■ What is expected: Write out the listing, please, but only from its first line through the line containing "(seg1) at (212,229)", exactly as given and without pictures.

■ Supplied information:
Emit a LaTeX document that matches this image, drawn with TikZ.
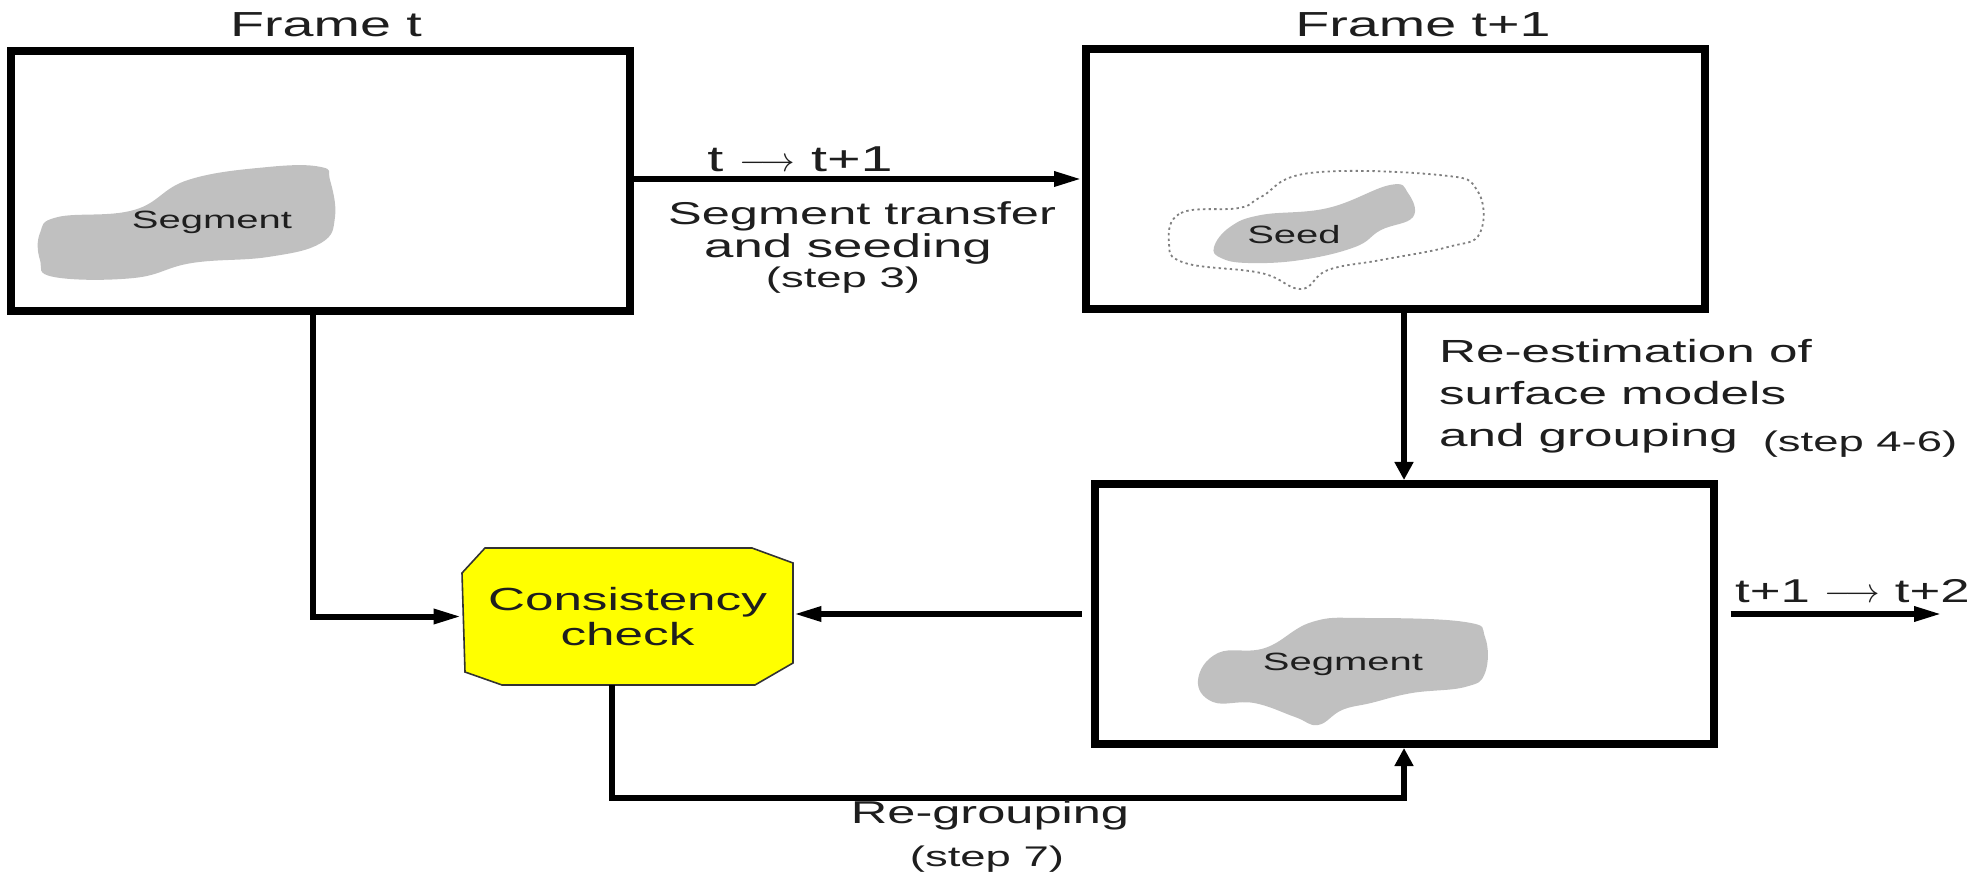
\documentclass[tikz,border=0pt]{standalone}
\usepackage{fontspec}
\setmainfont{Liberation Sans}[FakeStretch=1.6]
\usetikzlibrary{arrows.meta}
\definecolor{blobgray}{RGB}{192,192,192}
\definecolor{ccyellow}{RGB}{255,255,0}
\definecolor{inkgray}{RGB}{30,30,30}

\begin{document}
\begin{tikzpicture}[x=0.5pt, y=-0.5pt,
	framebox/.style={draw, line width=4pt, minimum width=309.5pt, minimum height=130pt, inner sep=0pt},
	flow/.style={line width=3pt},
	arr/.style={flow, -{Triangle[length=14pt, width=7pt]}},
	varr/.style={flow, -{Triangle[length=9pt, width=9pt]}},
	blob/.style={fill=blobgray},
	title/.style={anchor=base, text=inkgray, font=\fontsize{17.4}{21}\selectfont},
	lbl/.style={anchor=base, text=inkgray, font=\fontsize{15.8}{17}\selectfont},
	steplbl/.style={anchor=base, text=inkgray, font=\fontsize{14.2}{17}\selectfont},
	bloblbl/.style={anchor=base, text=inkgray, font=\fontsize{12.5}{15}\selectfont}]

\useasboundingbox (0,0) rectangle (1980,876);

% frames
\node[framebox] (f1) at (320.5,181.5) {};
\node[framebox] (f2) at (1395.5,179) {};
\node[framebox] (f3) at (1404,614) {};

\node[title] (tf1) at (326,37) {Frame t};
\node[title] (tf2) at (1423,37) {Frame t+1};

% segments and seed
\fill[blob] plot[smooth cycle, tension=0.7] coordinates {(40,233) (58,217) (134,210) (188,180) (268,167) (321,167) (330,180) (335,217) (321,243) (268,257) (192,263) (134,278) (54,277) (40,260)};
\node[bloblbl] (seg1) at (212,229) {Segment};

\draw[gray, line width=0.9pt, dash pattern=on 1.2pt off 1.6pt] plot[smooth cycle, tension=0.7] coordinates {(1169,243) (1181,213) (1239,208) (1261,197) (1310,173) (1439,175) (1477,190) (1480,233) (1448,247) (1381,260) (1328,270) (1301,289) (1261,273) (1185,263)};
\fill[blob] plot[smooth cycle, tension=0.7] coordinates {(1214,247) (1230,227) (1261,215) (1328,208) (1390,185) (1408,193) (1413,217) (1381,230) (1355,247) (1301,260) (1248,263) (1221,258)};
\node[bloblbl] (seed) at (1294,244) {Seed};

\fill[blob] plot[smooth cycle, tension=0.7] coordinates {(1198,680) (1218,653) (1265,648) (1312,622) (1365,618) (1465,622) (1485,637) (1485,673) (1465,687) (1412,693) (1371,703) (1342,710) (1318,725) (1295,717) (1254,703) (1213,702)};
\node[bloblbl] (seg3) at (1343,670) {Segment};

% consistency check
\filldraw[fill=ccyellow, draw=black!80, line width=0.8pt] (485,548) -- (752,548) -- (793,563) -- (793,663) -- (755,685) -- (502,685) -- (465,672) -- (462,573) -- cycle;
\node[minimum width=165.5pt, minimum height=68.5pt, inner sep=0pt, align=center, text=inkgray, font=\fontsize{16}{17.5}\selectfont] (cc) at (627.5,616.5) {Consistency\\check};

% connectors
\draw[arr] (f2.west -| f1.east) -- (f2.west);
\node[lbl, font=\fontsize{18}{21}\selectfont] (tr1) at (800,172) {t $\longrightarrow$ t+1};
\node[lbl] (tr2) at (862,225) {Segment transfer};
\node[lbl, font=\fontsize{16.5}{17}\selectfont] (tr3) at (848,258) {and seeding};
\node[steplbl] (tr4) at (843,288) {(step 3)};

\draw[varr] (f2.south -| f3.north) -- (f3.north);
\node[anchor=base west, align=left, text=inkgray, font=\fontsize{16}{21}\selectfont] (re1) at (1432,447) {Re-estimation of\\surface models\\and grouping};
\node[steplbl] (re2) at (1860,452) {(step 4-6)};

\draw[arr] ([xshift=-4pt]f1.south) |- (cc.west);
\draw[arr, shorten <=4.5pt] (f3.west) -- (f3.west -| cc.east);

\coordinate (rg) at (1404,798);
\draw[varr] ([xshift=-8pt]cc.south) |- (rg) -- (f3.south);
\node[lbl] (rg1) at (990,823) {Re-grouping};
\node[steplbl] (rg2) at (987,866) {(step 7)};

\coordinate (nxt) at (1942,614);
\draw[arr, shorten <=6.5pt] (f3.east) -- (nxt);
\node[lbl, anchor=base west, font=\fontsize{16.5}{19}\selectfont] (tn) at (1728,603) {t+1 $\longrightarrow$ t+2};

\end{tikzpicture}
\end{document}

■ Answer in full:
Emit a LaTeX document that matches this image, drawn with TikZ.
\documentclass[tikz,border=0pt]{standalone}
\usepackage{fontspec}
\setmainfont{Liberation Sans}[FakeStretch=1.6]
\usetikzlibrary{arrows.meta}
\definecolor{blobgray}{RGB}{192,192,192}
\definecolor{ccyellow}{RGB}{255,255,0}
\definecolor{inkgray}{RGB}{30,30,30}

\begin{document}
\begin{tikzpicture}[x=0.5pt, y=-0.5pt,
	framebox/.style={draw, line width=4pt, minimum width=309.5pt, minimum height=130pt, inner sep=0pt},
	flow/.style={line width=3pt},
	arr/.style={flow, -{Triangle[length=14pt, width=7pt]}},
	varr/.style={flow, -{Triangle[length=9pt, width=9pt]}},
	blob/.style={fill=blobgray},
	title/.style={anchor=base, text=inkgray, font=\fontsize{17.4}{21}\selectfont},
	lbl/.style={anchor=base, text=inkgray, font=\fontsize{15.8}{17}\selectfont},
	steplbl/.style={anchor=base, text=inkgray, font=\fontsize{14.2}{17}\selectfont},
	bloblbl/.style={anchor=base, text=inkgray, font=\fontsize{12.5}{15}\selectfont}]

\useasboundingbox (0,0) rectangle (1980,876);

% frames
\node[framebox] (f1) at (320.5,181.5) {};
\node[framebox] (f2) at (1395.5,179) {};
\node[framebox] (f3) at (1404,614) {};

\node[title] (tf1) at (326,37) {Frame t};
\node[title] (tf2) at (1423,37) {Frame t+1};

% segments and seed
\fill[blob] plot[smooth cycle, tension=0.7] coordinates {(40,233) (58,217) (134,210) (188,180) (268,167) (321,167) (330,180) (335,217) (321,243) (268,257) (192,263) (134,278) (54,277) (40,260)};
\node[bloblbl] (seg1) at (212,229) {Segment};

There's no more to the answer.